I think the piece does a very good job of describing the promise and limits of the Shellenberger candidacy, and why he could win in California:
Shellenberger.jpg
Image by Michael Shellenberger, via Wikimedia Commons, license.
That became clear during his days as an environmental activist. He'd spent years fighting for renewable energy, but there were limits to what renewables could do, and, starting in the mid-aughts, he started to rethink the conventional wisdom on nuclear-power plants. Most environmentalists hated them. He didn't get it. Nuclear was an abundant and sustainable energy source, and there were new technologies that made it safer, reduced radioactive waste, and enabled growth. Wasn't that good? The environmentalists didn't think so. They accused him of being a traitor. "It was always the usual Judas sellout caricature," Shellenberger said.

He had the same experience with homelessness, although Shellenberger pointed out that, "by the time I got to 'San Fransicko,' I knew there was a double-game being played." In other words, he knew there was a chasm between what progressive activists said they wanted and what they actually wanted. They claimed to want to end homelessness, just as the environmentalists had claimed to want to combat climate change. But that wasn't true. Really, they wanted the fight, the feeling of moral superiority and, of course, the cash for their NGOs.

In both cases, he'd started from a progressive place -- the environment is precious; so are human beings sleeping in tents -- and wound up somewhere else. It was not exactly conservative, but it had a conservative hue to it. ("There needs to be some renewal of faith in civilization, in liberal democracy, in, for lack of a better word, in capitalism," Shellenberger said in the car.)

He called his worldview "physicalist," as in: How does this transform the physical, or lived, environment, in the center of San Francisco or the Central Valley or the Mojave or wherever? Another way of describing it is commonsensical. He wanted to fund the police to clean up bad neighborhoods, and he wanted to incentivize development, and he wanted a "tax peace." In a text, he explained: "No increase or decrease until we end homelessness crisis, achieve school choice, and energy/water/housing abundance." [bold added]
The bad and the good of Shellenberger is that he has a far-left background -- He was even a Chomskyite at one point! -- but he is far from suffering from the doctrinnaire, intellectually insular, and near-religious intellectual mode so common among today's Democrats. He is willing to question whether a policy achieves what it is supposed to and, if it doesn't, he will consider alternatives, even including (gasp!) capitalism. That said, he is far from being a capitalist: For example, we need police to protect individual rights, not to "incentivize" development (although they do: rule of law does encourage prosperity).

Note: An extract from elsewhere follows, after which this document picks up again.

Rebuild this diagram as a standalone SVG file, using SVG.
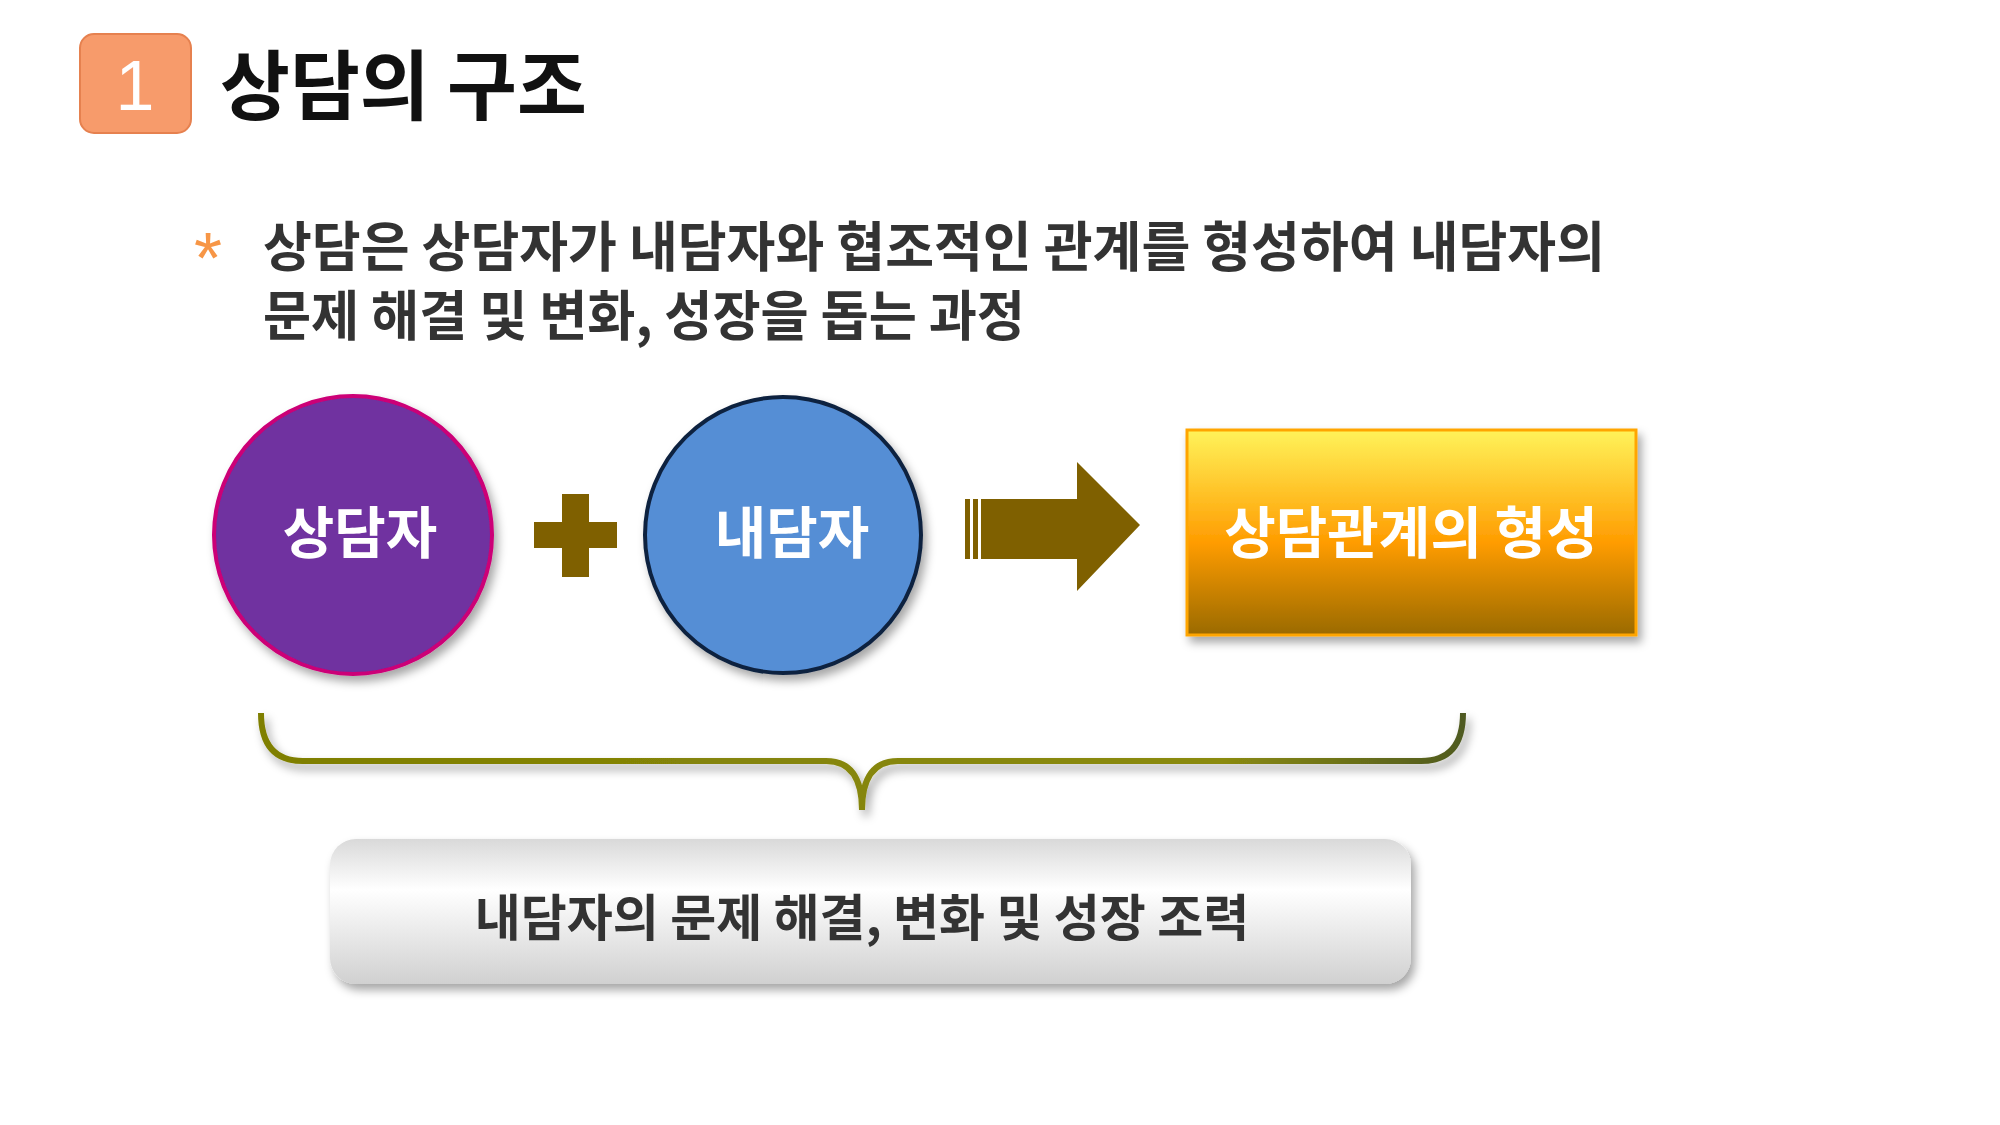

I don't see perfection here, but I do see two things as close to good as we will get in California any time soon: (1) A man who can address that electorate on its own terms, and (2) a man who is both reasonable and humanist. I think Shellenberger genuinely wants the people in his state to prosper, and is open to questioning (and ditching) the conventional wisdom there in order to help that happen.

That is a rare combination in a politician these days, and it makes any such candidate worthy of consideration. I would consider voting for Shellenberger in most contests today. Against Gavin Newsom, the choice is a no-brainer.